Es gab bis vor kurzem einen Ostbeauftragten, der hieß Wanderwitz und hat sich mit der Bemerkung verabschiedet, dass wir („Ossis“) diktaturgeschädigt seien, womit er nicht die massenhafte Übernahme ostdeutschen Besitzes – von Betrieben, Instituten, Häusern – 1990 meinte. Der neue, „Schneider“, so liest man im SPIEGEL, erklärt nun, uns sei „die demokratische Praxis des Aushandelns von Kompromissen […] fremd geblieben“. Ist das so?
Ich erinnere mich an sehr viele Situationen, da ich oder andere persönlich Kompromisse aushandeln mussten, unser Leben in der DDR war eine einzige Schule des Kompromisses. Oft jenseits persönlicher Erfahrung sah man, dass die Kirchen in der DDR ohne Kompromisse nicht auskamen, Manfred Stolpe war eine Inkarnation des Kompromisses; die Blockparteien hätten ohne Kompromisse nicht existiert; jedes demokratisch gesinnte SED Mitglied wusste um die Kunst, Kompromisse zu machen. Ein ganzes Land schloss Kompromisse, als um 1989/90 die runden Tische der einzige Weg waren, Perspektiven zu eröffnen oder auch zu erhalten, eine Form des Aushandelns von Kompromissen, die anderen fremd blieb. Das Ost-Volk als Ganzes sammelte Erfahrungen, sehr verschiedene, nicht nur schöne, aber welches Volk denn nicht?

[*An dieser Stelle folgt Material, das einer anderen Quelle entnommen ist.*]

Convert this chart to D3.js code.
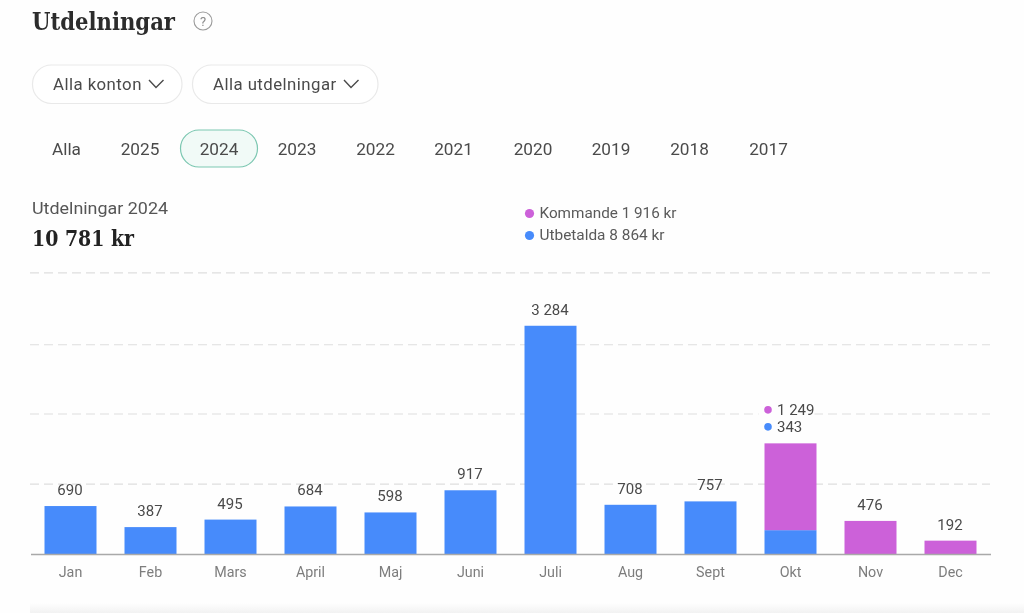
<!DOCTYPE html>
<html><head><meta charset="utf-8">
<script src="https://cdn.jsdelivr.net/npm/d3@7/dist/d3.min.js"></script>
<style>
html,body{margin:0;padding:0;background:#fefefe;overflow:hidden}
text{font-family:Roboto,sans-serif}
svg{filter:blur(0.35px)}
</style></head><body>
<svg id="c" width="1024" height="613"></svg>
<script>
const months=["Jan","Feb","Mars","April","Maj","Juni","Juli","Aug","Sept","Okt","Nov","Dec"];
const paid=[690,387,495,684,598,917,3284,708,757,343,0,0];
const upcoming=[0,0,0,0,0,0,0,0,0,1249,476,192];
const gridValues=[1005,2015,3010,4045];
const years=["Alla","2025","2024","2023","2022","2021","2020","2019","2018","2017"];
const yearX=[66.5,140,219,297,375.5,453.5,533,611,689.5,768.5];
const legendNames=["Kommande 1 916 kr","Utbetalda 8 864 kr"];
const BLUE="#478bfb",PURPLE="#cc61d9",TXT="#4a4a4a";

const svg=d3.select("#c");
const x=d3.scaleBand().domain(months).range([30.5,990.5]).paddingInner(0.35).paddingOuter(0.175);
const y=d3.scaleLinear().domain([0,4000]).range([554,276]);
const fmt=v=>String(v).replace(/\B(?=(\d{3})+$)/g," ");
const t=(px,py,s,size,fill,anchor,extra)=>{const e=svg.append("text").attr("x",px).attr("y",py).attr("font-size",size).attr("fill",fill).attr("text-anchor",anchor||"start").text(s);if(extra)extra(e);return e;};
const slab=e=>e.style("font-family","'DejaVu Serif',serif").style("font-stretch","condensed").attr("font-weight",700);

// header
t(32,29.5,"Utdelningar",24,"#2c2c2c","start",e=>{slab(e);e.attr("textLength",143).attr("lengthAdjust","spacingAndGlyphs");});
svg.append("circle").attr("cx",203).attr("cy",21).attr("r",9).attr("fill","none").attr("stroke","#9b9b9b").attr("stroke-width",1.1);
t(203,25.8,"?",13,"#8a8a8a","middle");

// filter pills
[[32,150,"Alla konton",53,149],[192,186,"Alla utdelningar",213,344]].forEach(([px,w,s,tx,cx])=>{
  svg.append("rect").attr("x",px+.5).attr("y",65).attr("width",w-.5).attr("height",38.5).attr("rx",19).attr("fill","#fff").attr("stroke","#e9e9e9").attr("stroke-width",1.2);
  t(tx,89.5,s,16.8,TXT,"start",e=>e.style("letter-spacing","0.45px"));
  svg.append("path").attr("d",d3.line()([[cx,80],[cx+7,87.5],[cx+14.5,80]])).attr("fill","none").attr("stroke","#4a4a4a").attr("stroke-width",1.4);
});

// year tabs
svg.append("rect").attr("x",180.5).attr("y",130).attr("width",77).attr("height",37).attr("rx",18.5).attr("fill","#f1faf7").attr("stroke","#7cc7b1").attr("stroke-width",1.2);
years.forEach((s,i)=>t(yearX[i],154.5,s,17.2,TXT,"middle"));

// summary
t(32,214,"Utdelningar 2024",16,"#555","start",e=>e.attr("textLength",136).attr("lengthAdjust","spacingAndGlyphs"));
t(32,246,"10 781 kr",22,"#222","start",e=>{slab(e);e.attr("textLength",102).attr("lengthAdjust","spacingAndGlyphs");});

// legend
[[213,PURPLE],[235,BLUE]].forEach(([py,c],i)=>{
  svg.append("circle").attr("cx",529.5).attr("cy",py+.5).attr("r",4.6).attr("fill",c);
  t(539.5,py+5,legendNames[i],14.5,"#5a5a5a","start",e=>e.attr("textLength",i?125:137).attr("lengthAdjust","spacingAndGlyphs"));
});

// grid
svg.append("g").selectAll("line").data(gridValues).join("line")
  .attr("x1",30).attr("x2",990).attr("y1",d=>y(d)).attr("y2",d=>y(d))
  .attr("stroke","#dedede").attr("stroke-width",1.1).attr("stroke-dasharray","9 5");

// bars
const bars=svg.append("g");
months.forEach((m,i)=>{
  if(paid[i]>0) bars.append("rect").attr("x",x(m)).attr("width",x.bandwidth()).attr("y",y(paid[i])).attr("height",y(0)-y(paid[i])).attr("fill",BLUE);
  if(upcoming[i]>0) bars.append("rect").attr("x",x(m)).attr("width",x.bandwidth()).attr("y",y(paid[i]+upcoming[i])).attr("height",y(paid[i])-y(paid[i]+upcoming[i])).attr("fill",PURPLE);
});

// x axis
const ax=svg.append("g").attr("transform","translate(0,554)").call(d3.axisBottom(x).tickSize(0).tickPadding(13));
ax.select(".domain").attr("stroke","#a9a9a9").attr("stroke-width",1.3);
ax.selectAll("text").attr("font-size",14.3).attr("fill","#7d7d7d").style("font-family","Roboto,sans-serif");

// value labels
months.forEach((m,i)=>{
  const cx=x(m)+x.bandwidth()/2-.5, total=paid[i]+upcoming[i];
  if(paid[i]>0&&upcoming[i]>0){
    const left=x(m);
    [[upcoming[i],PURPLE,-33.5],[paid[i],BLUE,-16.5]].forEach(([v,c,dy])=>{
      const py=y(total)+dy;
      svg.append("rect").attr("x",left-6).attr("y",py-8).attr("width",56).attr("height",15).attr("fill","#fefefe");
      svg.append("circle").attr("cx",left+3.5).attr("cy",py).attr("r",3.8).attr("fill",c);
      t(left+12.5,py+5,fmt(v),15,TXT);
    });
  } else {
    t(cx,y(total)-11,fmt(total),15,TXT,"middle");
  }
});

// bottom shadow
const g=svg.append("defs").append("linearGradient").attr("id","sh").attr("x1",0).attr("x2",0).attr("y1",0).attr("y2",1);
g.append("stop").attr("offset",0).attr("stop-color","#fefefe");
g.append("stop").attr("offset",1).attr("stop-color","#f2f2f2");
svg.append("rect").attr("x",30).attr("y",603).attr("width",994).attr("height",10).attr("fill","url(#sh)");
</script>
</body></html>
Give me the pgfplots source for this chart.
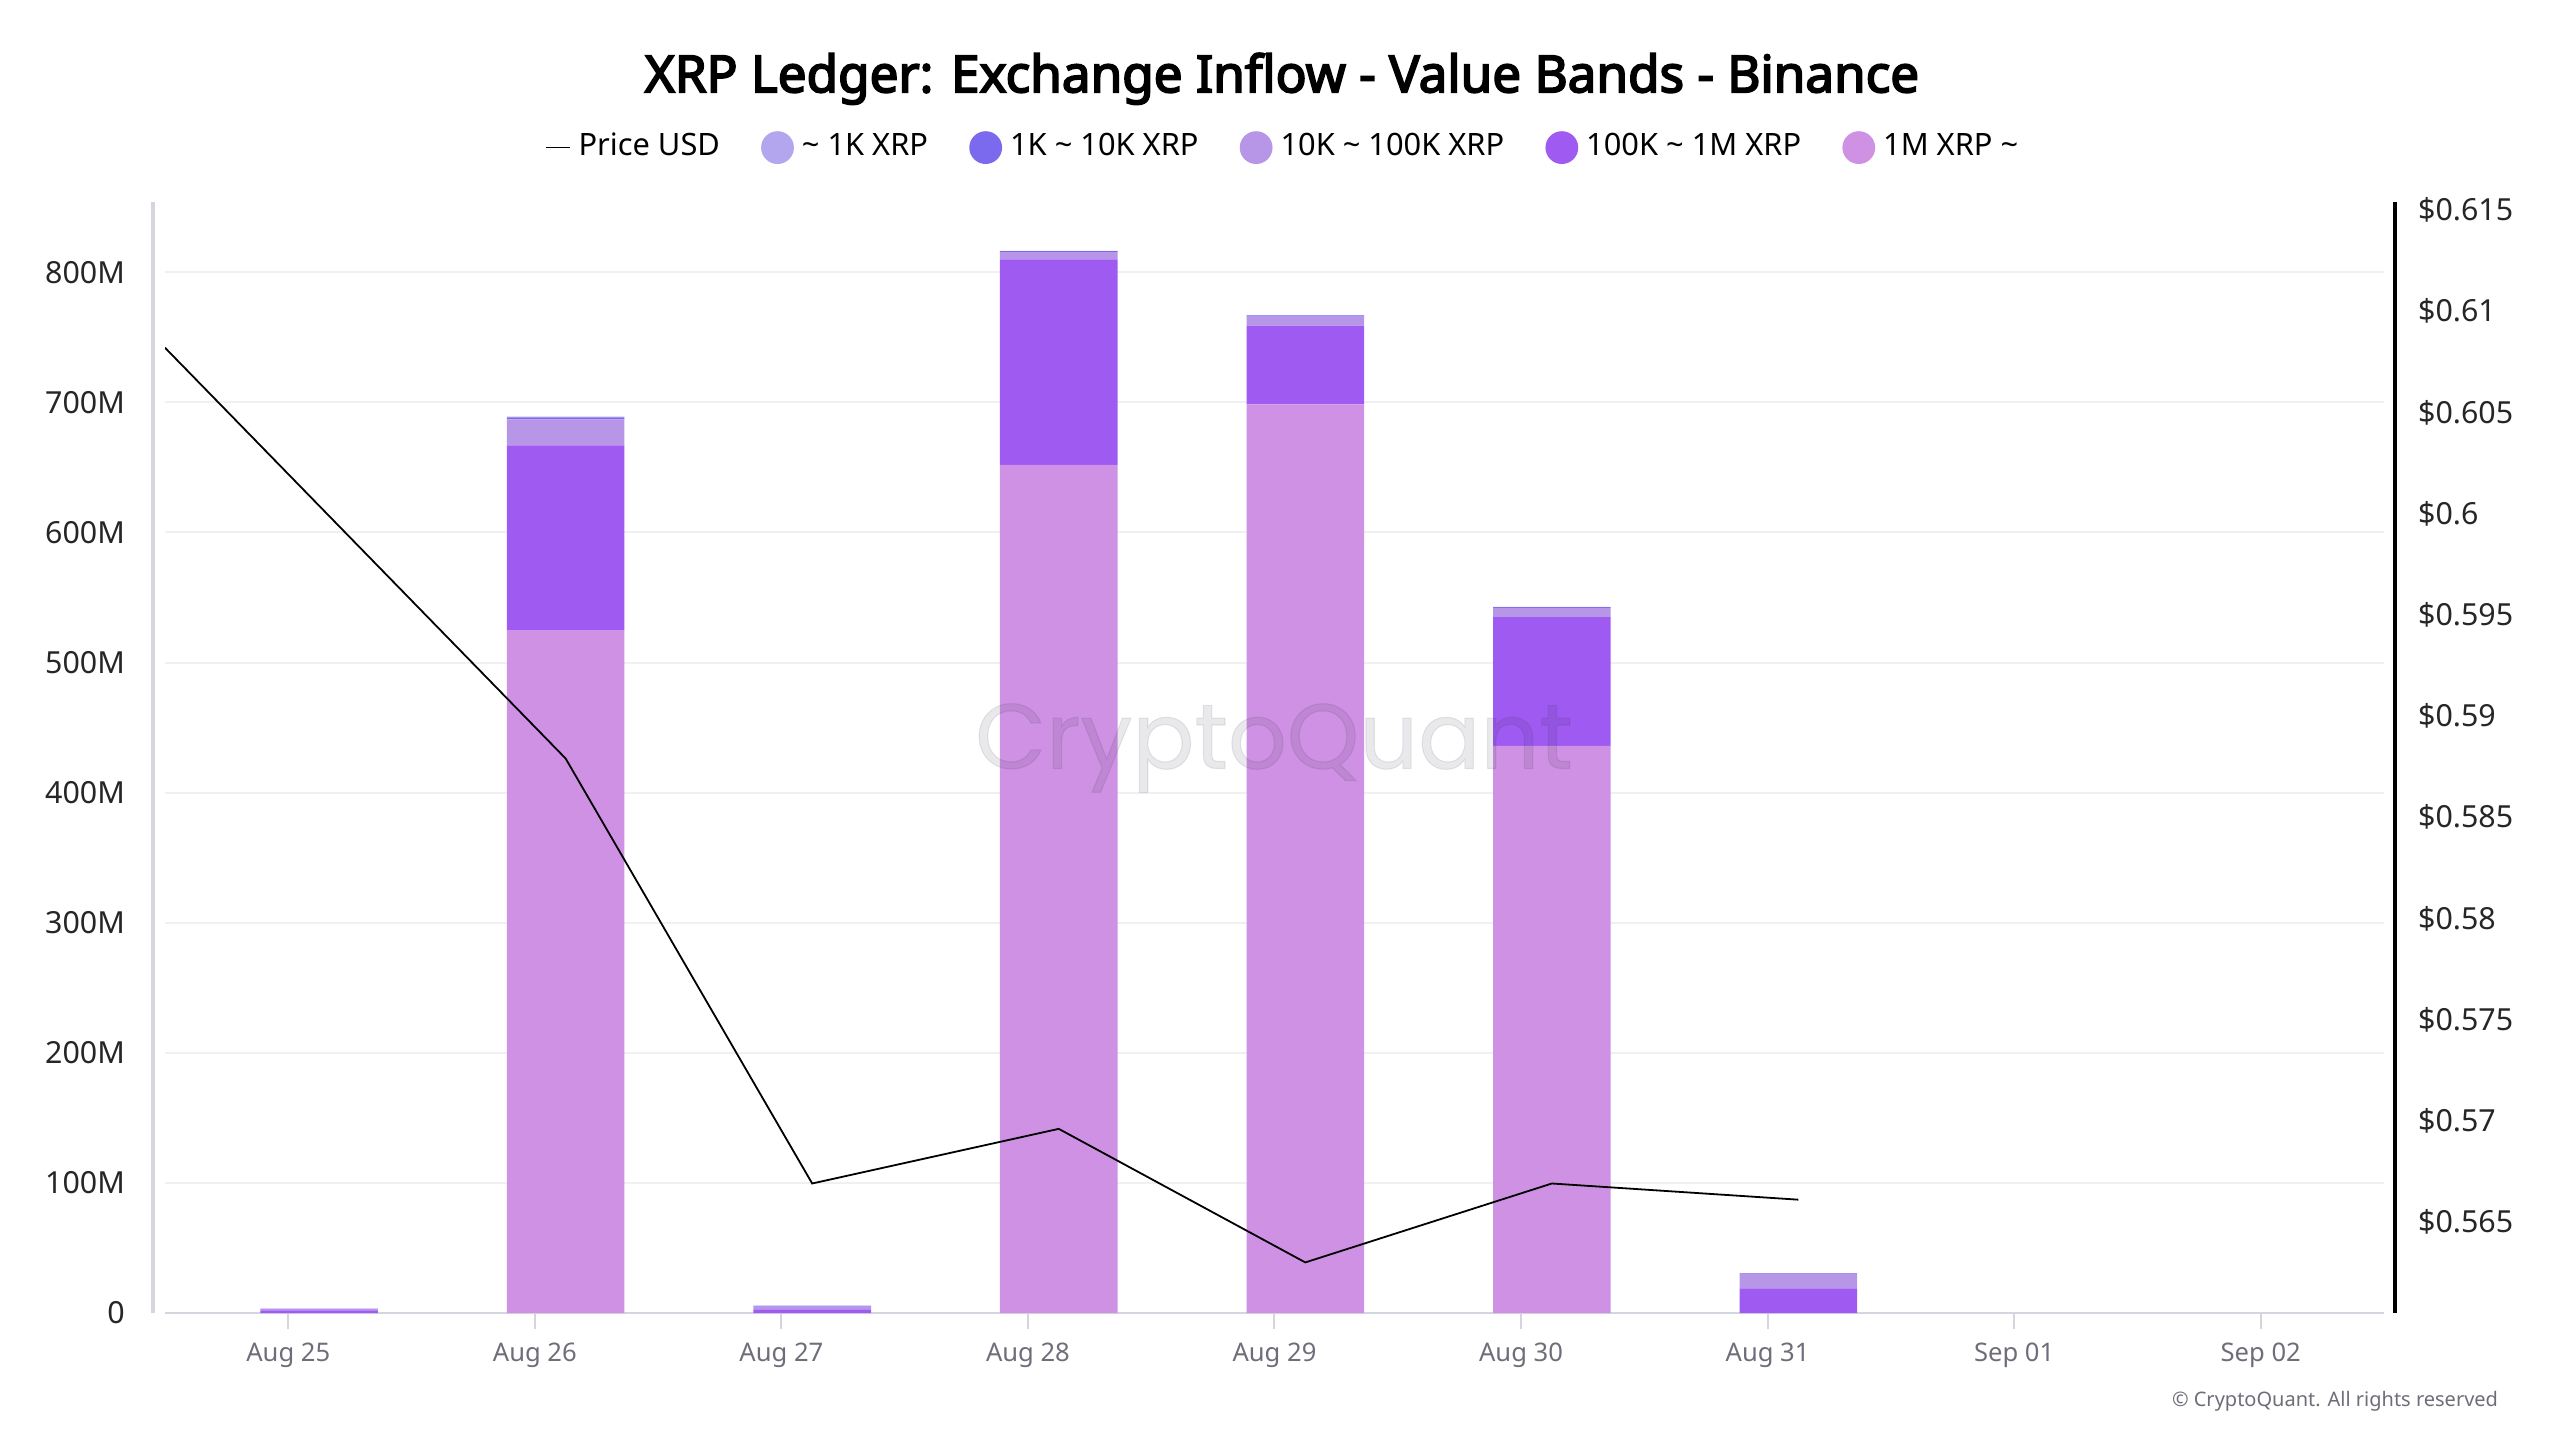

Die Ausübung der Macht war, wenn man sie hatte, in den beiden deutschen Systemen der Neuzeit eher absolut, man denke an Kohl, man denke an Ulbricht. Als wir integriert wurden, brachte man uns bei, neue Kompromisse zu schließen, die jenen davor nicht unähnlich waren, etwa auch zu folgen, in der Wissenschaft jenen Größen, die nun die Posten besetzten, die auf austarierte Weise verteilt wurden.
Es ist gewiss richtig, dass man im Westen, im neuen alten Deutschland, die Macht auf demokratische Weise leichter verlieren kann. Umso subtiler die Methoden, sich dagegen zu wehren, Methoden, die auch früher nicht anziehend waren, denkt man daran, wie vor nun 40 Jahren Genscher die Macht behielt, als die FDP von Schmidt zu Kohl wechselte, warum sollte das anziehend gewirkt haben. Unfreundlich, um es gelinde auszudrücken, wie Ulbrichts Macht endete. Jeder konnte sehen, was da geschah, ob im Osten oder Westen, nichts war unbekannt für jene, die hinsahen, gleich wo wir wohnten. Im Notfall log man gern. Boris Johnson erklärte gerade, er habe eine Party für ein Arbeitstreffen gehalten.
Kurz gesagt, glaubt Herr Schneider, dass wir naiv waren oder sind, und warum überhaupt meint er, und wem, erklären zu müssen, was „die Menschen in Ostdeutschland“ ausmacht? Ich erinnere an Angela Merkels Rede im Oktober 2021 in Halle. Wo hat sie denn gelernt, was viele so erstaunte? Ja, Herr Max Otte, Bewahrer der Werte der Union gestern und nun AfD Kandidat für das Amt des Bundespräsidenten, hat es eben erklärt, in einem wohlfeil erscheinenden Moment, da sie die Macht auf stille Weise übergeben hatte – ein Apparatschik sei sie gewesen, die doch Quantenphysik betrieb.
Man wird „uns“, die wir verschieden sind und denken, nur begreifen, wenn man uns so nimmt, wie wir sind und wenn man die Wertung des Ostens mit einer ähnlichen Betrachtung des Westens verbindet, zu der wir, aus der Anschauung zweier Welten, einiges beitragen könnten. Es geht um den inneren Frieden, gerade da der äußere bedroht ist, um Ausgleich und nicht Verdikt.
Nun ja, old news. Doch wozu gibt es diese Ostkümmerer eigentlich? Sollten sie nicht wenigstens den Landesteil verstehen, wenn sie ihm denn partout helfen wollen?
Könnten sie nicht auch schweigen, in einer Zeit, die nicht lustig ist und solche Kommentare nun aber überhaupt nicht braucht, ob wir nun quer oder längs denken, oder diagonal.
Vielleicht wäre es an der Zeit, jene Methode der Runden Tische wieder aufzunehmen in dem Land, das zunehmend gespalten und zu irritiert ist, um Kompromisse auszuhandeln und eine gemeinsame Sprache wiederzufinden, woran der demokratische Virus-Diskurs zu scheitern droht.